Some cool details for the trivia hunters:

This was the first film to open the Cannes Film Festival that wasn't shot on physical film. The costumes were heavily supported by Chanel; they actually raided their archives to dress Kristen Stewart and Blake Lively. Corey Stoll, playing Bobby’s gangster brother Ben, provides a violent, dark-comedy subplot that feels like it wandered in from a different movie entirely, yet it’s the only thing keeping the film’s sugar levels from becoming diabetic. The budget was a whopping $30 million—huge for a talky drama—thanks to the period costumes and the massive Amazon deal.

A Tragedy in Tuxedos

Scene from Café Society

For all its champagne bubbles, Café Society is surprisingly bleak. It’s a drama about the choices we make and the "what ifs" that haunt us at 3 AM. The ending is one of the most haunting images in recent cinema—a dual-location New Year's Eve party where the two leads look off into the distance, realizing they are living the lives they chose, but not the ones they wanted.

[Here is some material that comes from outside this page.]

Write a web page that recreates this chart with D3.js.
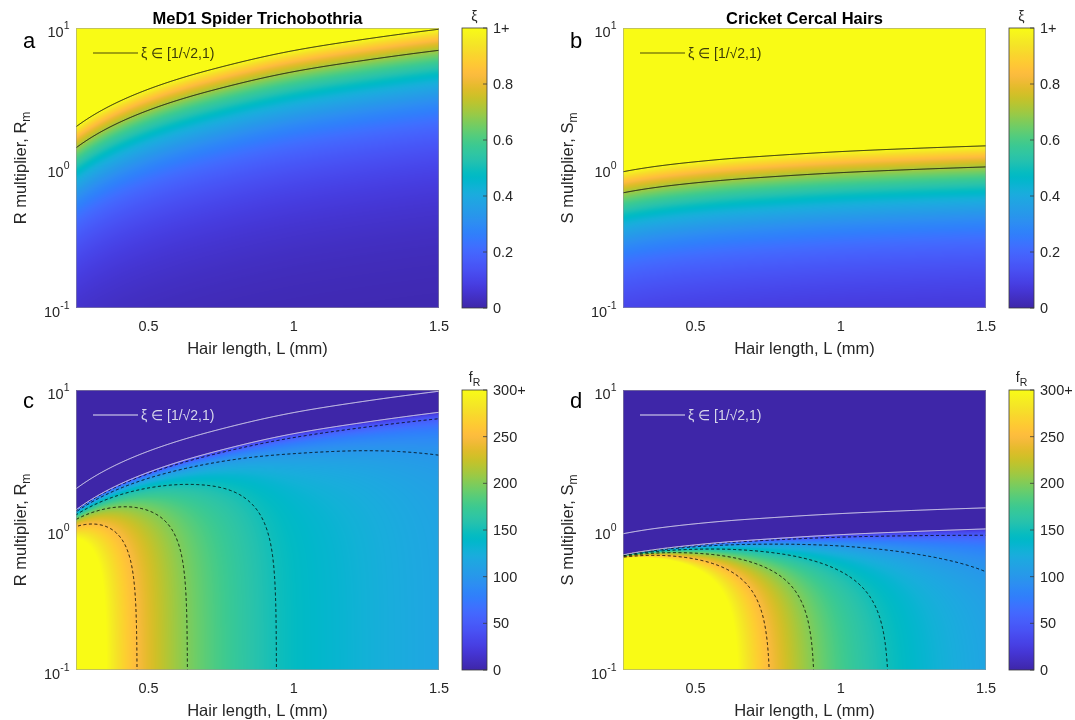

Blake Lively shows up in the second half as a different Veronica, and while she’s lovely, she’s essentially playing a plot device meant to show Bobby’s "perfect" life. The film treats her like a beautiful piece of furniture, which is a bit of a waste, but it serves the cynical point: Bobby has everything, and it still isn't enough. Jesse Eisenberg looks like he's constantly apologizing for his own skeleton, and that nervous energy makes the final realization of his character’s unhappiness feel earned.

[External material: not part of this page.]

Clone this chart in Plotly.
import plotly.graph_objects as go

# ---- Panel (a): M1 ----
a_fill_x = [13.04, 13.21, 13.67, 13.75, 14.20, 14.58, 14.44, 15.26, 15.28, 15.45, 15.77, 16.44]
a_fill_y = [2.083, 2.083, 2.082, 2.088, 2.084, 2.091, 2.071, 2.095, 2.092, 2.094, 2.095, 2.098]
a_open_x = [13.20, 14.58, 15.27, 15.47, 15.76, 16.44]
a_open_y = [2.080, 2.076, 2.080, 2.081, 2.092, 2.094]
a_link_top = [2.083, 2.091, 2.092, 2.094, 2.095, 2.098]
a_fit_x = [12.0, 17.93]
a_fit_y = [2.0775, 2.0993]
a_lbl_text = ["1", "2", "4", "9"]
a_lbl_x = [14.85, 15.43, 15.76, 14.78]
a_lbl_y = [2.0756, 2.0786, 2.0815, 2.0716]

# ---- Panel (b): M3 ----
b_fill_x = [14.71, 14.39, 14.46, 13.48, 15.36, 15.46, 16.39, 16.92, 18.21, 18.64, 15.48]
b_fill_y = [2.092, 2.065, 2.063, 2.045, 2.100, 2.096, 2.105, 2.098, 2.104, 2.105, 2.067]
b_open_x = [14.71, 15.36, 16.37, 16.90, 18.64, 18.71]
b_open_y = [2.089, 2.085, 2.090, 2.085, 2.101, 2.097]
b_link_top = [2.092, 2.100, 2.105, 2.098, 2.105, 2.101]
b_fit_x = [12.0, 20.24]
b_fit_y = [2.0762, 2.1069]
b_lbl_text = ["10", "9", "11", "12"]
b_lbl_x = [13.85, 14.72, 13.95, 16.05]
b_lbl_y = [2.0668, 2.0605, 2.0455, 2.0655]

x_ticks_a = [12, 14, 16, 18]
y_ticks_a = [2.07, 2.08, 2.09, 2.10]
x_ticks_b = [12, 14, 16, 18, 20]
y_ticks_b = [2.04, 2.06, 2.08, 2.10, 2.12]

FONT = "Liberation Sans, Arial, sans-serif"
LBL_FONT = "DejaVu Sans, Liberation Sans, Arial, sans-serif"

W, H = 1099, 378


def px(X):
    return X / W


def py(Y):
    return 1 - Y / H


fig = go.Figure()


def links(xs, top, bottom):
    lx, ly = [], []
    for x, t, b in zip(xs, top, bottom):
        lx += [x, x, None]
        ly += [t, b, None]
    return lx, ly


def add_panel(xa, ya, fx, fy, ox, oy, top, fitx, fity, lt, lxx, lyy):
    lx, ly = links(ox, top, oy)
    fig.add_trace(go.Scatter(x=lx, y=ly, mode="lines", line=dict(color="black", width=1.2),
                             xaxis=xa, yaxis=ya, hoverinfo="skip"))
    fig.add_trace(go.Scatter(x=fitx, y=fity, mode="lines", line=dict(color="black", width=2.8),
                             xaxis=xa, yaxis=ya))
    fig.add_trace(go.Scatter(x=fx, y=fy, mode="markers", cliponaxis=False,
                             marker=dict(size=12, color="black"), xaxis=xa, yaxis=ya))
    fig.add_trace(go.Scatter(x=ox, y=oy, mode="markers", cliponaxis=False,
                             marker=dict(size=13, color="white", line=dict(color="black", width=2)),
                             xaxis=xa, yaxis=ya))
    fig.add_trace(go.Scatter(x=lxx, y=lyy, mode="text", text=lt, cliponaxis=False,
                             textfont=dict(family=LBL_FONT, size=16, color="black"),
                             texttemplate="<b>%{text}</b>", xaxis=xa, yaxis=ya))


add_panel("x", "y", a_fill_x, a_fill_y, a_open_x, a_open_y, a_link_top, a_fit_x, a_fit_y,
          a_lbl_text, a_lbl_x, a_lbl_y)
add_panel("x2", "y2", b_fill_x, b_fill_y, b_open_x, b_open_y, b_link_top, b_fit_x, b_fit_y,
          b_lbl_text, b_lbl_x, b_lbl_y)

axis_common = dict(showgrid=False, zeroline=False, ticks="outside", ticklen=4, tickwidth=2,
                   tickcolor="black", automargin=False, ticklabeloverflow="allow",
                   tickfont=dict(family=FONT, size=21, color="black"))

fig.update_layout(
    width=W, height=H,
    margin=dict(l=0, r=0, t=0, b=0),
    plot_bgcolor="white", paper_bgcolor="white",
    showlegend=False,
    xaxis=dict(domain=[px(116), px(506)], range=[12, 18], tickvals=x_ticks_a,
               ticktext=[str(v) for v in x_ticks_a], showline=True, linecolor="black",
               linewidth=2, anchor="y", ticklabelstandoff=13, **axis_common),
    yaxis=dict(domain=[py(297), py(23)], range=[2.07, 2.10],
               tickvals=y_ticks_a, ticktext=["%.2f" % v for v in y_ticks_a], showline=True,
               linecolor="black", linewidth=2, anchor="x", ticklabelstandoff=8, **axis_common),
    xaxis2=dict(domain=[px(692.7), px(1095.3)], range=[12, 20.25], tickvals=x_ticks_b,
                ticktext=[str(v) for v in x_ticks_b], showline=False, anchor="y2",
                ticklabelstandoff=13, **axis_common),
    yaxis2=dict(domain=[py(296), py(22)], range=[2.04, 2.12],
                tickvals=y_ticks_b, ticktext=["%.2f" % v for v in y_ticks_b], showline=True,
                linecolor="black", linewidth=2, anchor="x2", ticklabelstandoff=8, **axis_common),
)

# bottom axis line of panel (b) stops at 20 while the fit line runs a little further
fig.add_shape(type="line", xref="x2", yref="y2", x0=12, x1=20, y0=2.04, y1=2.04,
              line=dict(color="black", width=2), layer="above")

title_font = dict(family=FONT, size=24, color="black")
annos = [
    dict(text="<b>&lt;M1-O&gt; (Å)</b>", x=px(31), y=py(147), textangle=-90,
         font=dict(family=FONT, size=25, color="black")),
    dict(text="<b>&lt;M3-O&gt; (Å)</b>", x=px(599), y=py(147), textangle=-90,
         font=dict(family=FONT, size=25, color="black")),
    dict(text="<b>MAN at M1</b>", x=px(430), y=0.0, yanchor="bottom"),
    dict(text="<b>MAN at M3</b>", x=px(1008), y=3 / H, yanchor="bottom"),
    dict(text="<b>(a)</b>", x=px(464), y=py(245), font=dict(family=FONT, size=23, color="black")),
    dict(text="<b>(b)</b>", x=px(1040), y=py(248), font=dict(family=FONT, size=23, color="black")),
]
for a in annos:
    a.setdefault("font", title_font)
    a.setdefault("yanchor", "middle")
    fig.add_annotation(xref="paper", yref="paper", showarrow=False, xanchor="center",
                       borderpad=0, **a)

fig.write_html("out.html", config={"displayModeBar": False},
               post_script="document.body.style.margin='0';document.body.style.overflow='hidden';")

In an era of franchise dominance and CGI explosions, there’s something quietly defiant about a 97-minute movie where the biggest "action" sequence is a man choosing between two women and two cities. It doesn’t try to be an instant classic, and it doesn’t try to change the world. It just wants to show you a very pretty version of a very sad story.

7.5 /10

Must Watch

The film doesn't quite reach the heights of Allen's top-tier work, but as a visual experience, it's unparalleled. It’s a bittersweet cocktail that goes down easy but leaves a slightly metallic aftertaste. If you’re a fan of Kristen Stewart’s transition into a serious powerhouse or if you just want to see what $30 million worth of lighting looks like, it’s a journey worth taking. It’s a reminder that even in the streaming era, a simple drama can still feel like a grand event if you have the right cinematographer.